_Task description_
Write out the material exactly, without any of its pictures.

_Given material_
-.-.-

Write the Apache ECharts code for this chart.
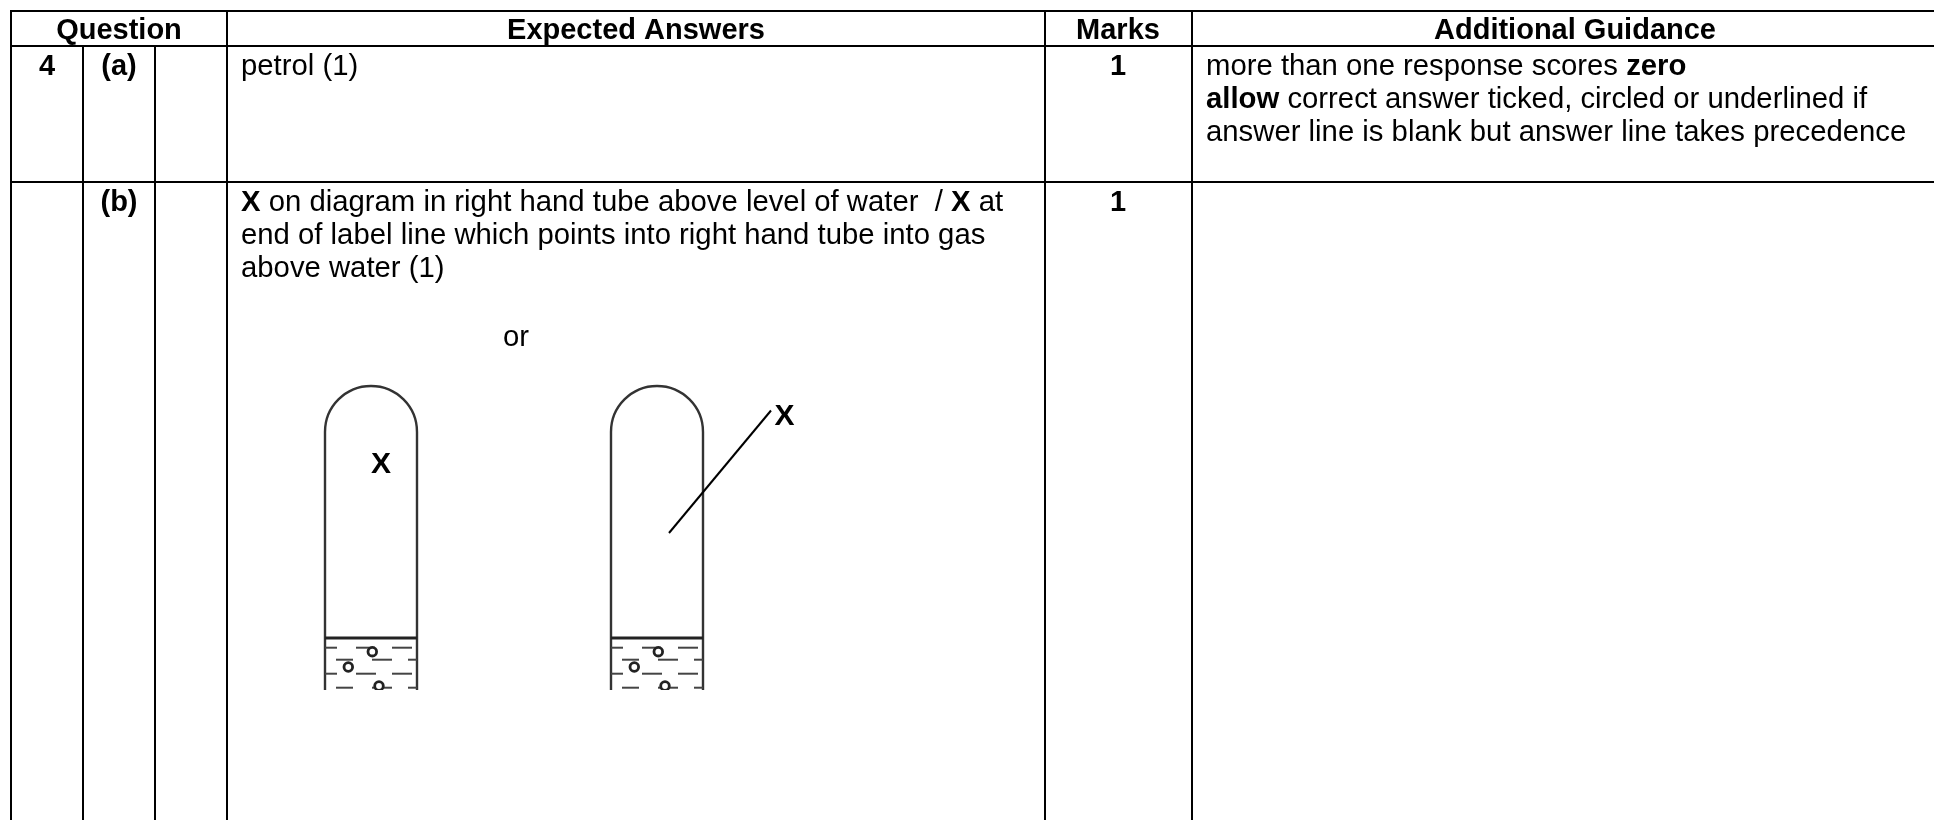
<!DOCTYPE html>
<html>
<head>
<meta charset="utf-8">
<style>html,body{margin:0;padding:0;background:#fff}#c{width:1934px;height:820px}</style>
<script src="https://cdn.jsdelivr.net/npm/echarts@6/dist/echarts.min.js"></script>
</head>
<body>
<div id="c"></div>
<script>
// Table content
const headers = ['Question', 'Expected Answers', 'Marks', 'Additional Guidance'];
const questionNumber = '4';
const parts = ['(a)', '(b)'];
const marks = ['1', '1'];
const answerA = ['petrol (1)'];
const answerB = [
  '{b|X} on diagram in right hand tube above level of water  / {b|X} at',
  'end of label line which points into right hand tube into gas',
  'above water (1)'
];
const orWord = 'or';
const guidanceA = [
  'more than one response scores {b|zero}',
  '{b|allow} correct answer ticked, circled or underlined if',
  'answer line is blank but answer line takes precedence'
];
const markerLabel = 'X';

const FONT = '"Liberation Sans", Arial, sans-serif';
const FS = 29.3, FSB = 29, LH = 33.4;
const INK = '#000';
const X = {l: 11, a: 83, b: 155, c: 227, d: 1045, e: 1192, r: 1934};
const Y = {t: 11, h: 46, a: 182, b: 820};
const els = [];

function line(x1, y1, x2, y2, w, color) {
  els.push({type: 'line', silent: true, shape: {x1, y1, x2, y2},
    style: {stroke: color || INK, lineWidth: w || 2}});
}
function text(str, x, y, opt) {
  opt = opt || {};
  els.push({type: 'text', silent: true, x, y, style: {
    text: str, fill: INK, font: opt.bold ? 'bold ' + FSB + 'px ' + FONT : FS + 'px ' + FONT,
    align: opt.align || 'left', verticalAlign: 'middle'
  }});
}
function richLines(lines, x, y0) {
  lines.forEach((s, i) => {
    els.push({type: 'text', silent: true, x, y: y0 + i * LH, style: {
      text: s, fill: INK, font: FS + 'px ' + FONT, align: 'left', verticalAlign: 'middle',
      rich: {b: {font: 'bold ' + FS + 'px ' + FONT, fill: INK}}
    }});
  });
}
// Rules
line(X.l - 1, Y.t, X.r, Y.t);
line(X.l - 1, Y.h, X.r, Y.h);
line(X.l - 1, Y.a, X.r, Y.a);
[X.l, X.c, X.d, X.e].forEach(x => line(x, Y.t, x, Y.b));
[X.a, X.b].forEach(x => line(x, Y.h, x, Y.b));

// Header
text(headers[0], 119, 30.5, {bold: true, align: 'center'});
text(headers[1], 636, 30.5, {bold: true, align: 'center'});
text(headers[2], 1118, 30.5, {bold: true, align: 'center'});
text(headers[3], 1575, 30.5, {bold: true, align: 'center'});

// Rows
text(questionNumber, 47, 66.5, {bold: true, align: 'center'});
text(parts[0], 119, 66.5, {bold: true, align: 'center'});
text(parts[1], 119, 202.5, {bold: true, align: 'center'});
text(marks[0], 1118, 66.5, {bold: true, align: 'center'});
text(marks[1], 1118, 202.5, {bold: true, align: 'center'});
richLines(answerA, 241, 66.5);
richLines(guidanceA, 1206, 66.5);
richLines(answerB, 241, 202.5);
text(orWord, 503, 338);

// Test tube diagram
function tube(x) {
  const w = 92, r = 46, top = 386, bot = 690, lvl = 638;
  const ink = '#333';
  line(x, top + r, x, bot, 2.4, ink);
  line(x + w, top + r, x + w, bot, 2.4, ink);
  els.push({type: 'arc', silent: true,
    shape: {cx: x + r, cy: top + r, r, startAngle: Math.PI, endAngle: 2 * Math.PI, clockwise: true},
    style: {fill: null, stroke: ink, lineWidth: 2.4}});
  line(x, lvl, x + w, lvl, 3, '#222');
  [
    [0, 12, 647.7], [31, 50, 647.7], [67, 87, 647.7],
    [11, 28, 659.7], [47, 67, 659.7], [83, 92, 659.7],
    [0, 12, 673.7], [31, 51, 673.7], [67, 87, 673.7],
    [11, 28, 687.7], [47, 67, 687.7], [83, 92, 687.7]
  ].forEach(d => line(x + d[0], d[2], x + d[1], d[2], 2, '#444'));
  [[47.3, 651.7], [23.3, 667], [54, 686]].forEach(c => {
    els.push({type: 'circle', silent: true, shape: {cx: x + c[0], cy: c[1], r: 4.3},
      style: {fill: '#fff', stroke: '#222', lineWidth: 2.8}});
  });
  // the drawing is cut off below the water
  els.push({type: 'rect', silent: true, shape: {x: x - 3, y: bot, width: w + 6, height: 10},
    style: {fill: '#fff'}});
}
tube(325);
tube(611);
line(669, 533, 771, 410.5, 2);
els.push({type: 'text', silent: true, x: 381, y: 465, style: {text: markerLabel, fill: INK,
  font: 'bold 30px ' + FONT, align: 'center', verticalAlign: 'middle'}});
els.push({type: 'text', silent: true, x: 784.5, y: 416.5, style: {text: markerLabel, fill: INK,
  font: 'bold 30px ' + FONT, align: 'center', verticalAlign: 'middle'}});

const chart = echarts.init(document.getElementById('c'), null, {renderer: 'canvas'});
chart.setOption({animation: false, backgroundColor: '#fff', graphic: {elements: els}});
</script>
</body>
</html>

-.-.-

_Result of this exercise_
Write the Apache ECharts code for this chart.
<!DOCTYPE html>
<html>
<head>
<meta charset="utf-8">
<style>html,body{margin:0;padding:0;background:#fff}#c{width:1934px;height:820px}</style>
<script src="https://cdn.jsdelivr.net/npm/echarts@6/dist/echarts.min.js"></script>
</head>
<body>
<div id="c"></div>
<script>
// Table content
const headers = ['Question', 'Expected Answers', 'Marks', 'Additional Guidance'];
const questionNumber = '4';
const parts = ['(a)', '(b)'];
const marks = ['1', '1'];
const answerA = ['petrol (1)'];
const answerB = [
  '{b|X} on diagram in right hand tube above level of water  / {b|X} at',
  'end of label line which points into right hand tube into gas',
  'above water (1)'
];
const orWord = 'or';
const guidanceA = [
  'more than one response scores {b|zero}',
  '{b|allow} correct answer ticked, circled or underlined if',
  'answer line is blank but answer line takes precedence'
];
const markerLabel = 'X';

const FONT = '"Liberation Sans", Arial, sans-serif';
const FS = 29.3, FSB = 29, LH = 33.4;
const INK = '#000';
const X = {l: 11, a: 83, b: 155, c: 227, d: 1045, e: 1192, r: 1934};
const Y = {t: 11, h: 46, a: 182, b: 820};
const els = [];

function line(x1, y1, x2, y2, w, color) {
  els.push({type: 'line', silent: true, shape: {x1, y1, x2, y2},
    style: {stroke: color || INK, lineWidth: w || 2}});
}
function text(str, x, y, opt) {
  opt = opt || {};
  els.push({type: 'text', silent: true, x, y, style: {
    text: str, fill: INK, font: opt.bold ? 'bold ' + FSB + 'px ' + FONT : FS + 'px ' + FONT,
    align: opt.align || 'left', verticalAlign: 'middle'
  }});
}
function richLines(lines, x, y0) {
  lines.forEach((s, i) => {
    els.push({type: 'text', silent: true, x, y: y0 + i * LH, style: {
      text: s, fill: INK, font: FS + 'px ' + FONT, align: 'left', verticalAlign: 'middle',
      rich: {b: {font: 'bold ' + FS + 'px ' + FONT, fill: INK}}
    }});
  });
}
// Rules
line(X.l - 1, Y.t, X.r, Y.t);
line(X.l - 1, Y.h, X.r, Y.h);
line(X.l - 1, Y.a, X.r, Y.a);
[X.l, X.c, X.d, X.e].forEach(x => line(x, Y.t, x, Y.b));
[X.a, X.b].forEach(x => line(x, Y.h, x, Y.b));

// Header
text(headers[0], 119, 30.5, {bold: true, align: 'center'});
text(headers[1], 636, 30.5, {bold: true, align: 'center'});
text(headers[2], 1118, 30.5, {bold: true, align: 'center'});
text(headers[3], 1575, 30.5, {bold: true, align: 'center'});

// Rows
text(questionNumber, 47, 66.5, {bold: true, align: 'center'});
text(parts[0], 119, 66.5, {bold: true, align: 'center'});
text(parts[1], 119, 202.5, {bold: true, align: 'center'});
text(marks[0], 1118, 66.5, {bold: true, align: 'center'});
text(marks[1], 1118, 202.5, {bold: true, align: 'center'});
richLines(answerA, 241, 66.5);
richLines(guidanceA, 1206, 66.5);
richLines(answerB, 241, 202.5);
text(orWord, 503, 338);

// Test tube diagram
function tube(x) {
  const w = 92, r = 46, top = 386, bot = 690, lvl = 638;
  const ink = '#333';
  line(x, top + r, x, bot, 2.4, ink);
  line(x + w, top + r, x + w, bot, 2.4, ink);
  els.push({type: 'arc', silent: true,
    shape: {cx: x + r, cy: top + r, r, startAngle: Math.PI, endAngle: 2 * Math.PI, clockwise: true},
    style: {fill: null, stroke: ink, lineWidth: 2.4}});
  line(x, lvl, x + w, lvl, 3, '#222');
  [
    [0, 12, 647.7], [31, 50, 647.7], [67, 87, 647.7],
    [11, 28, 659.7], [47, 67, 659.7], [83, 92, 659.7],
    [0, 12, 673.7], [31, 51, 673.7], [67, 87, 673.7],
    [11, 28, 687.7], [47, 67, 687.7], [83, 92, 687.7]
  ].forEach(d => line(x + d[0], d[2], x + d[1], d[2], 2, '#444'));
  [[47.3, 651.7], [23.3, 667], [54, 686]].forEach(c => {
    els.push({type: 'circle', silent: true, shape: {cx: x + c[0], cy: c[1], r: 4.3},
      style: {fill: '#fff', stroke: '#222', lineWidth: 2.8}});
  });
  // the drawing is cut off below the water
  els.push({type: 'rect', silent: true, shape: {x: x - 3, y: bot, width: w + 6, height: 10},
    style: {fill: '#fff'}});
}
tube(325);
tube(611);
line(669, 533, 771, 410.5, 2);
els.push({type: 'text', silent: true, x: 381, y: 465, style: {text: markerLabel, fill: INK,
  font: 'bold 30px ' + FONT, align: 'center', verticalAlign: 'middle'}});
els.push({type: 'text', silent: true, x: 784.5, y: 416.5, style: {text: markerLabel, fill: INK,
  font: 'bold 30px ' + FONT, align: 'center', verticalAlign: 'middle'}});

const chart = echarts.init(document.getElementById('c'), null, {renderer: 'canvas'});
chart.setOption({animation: false, backgroundColor: '#fff', graphic: {elements: els}});
</script>
</body>
</html>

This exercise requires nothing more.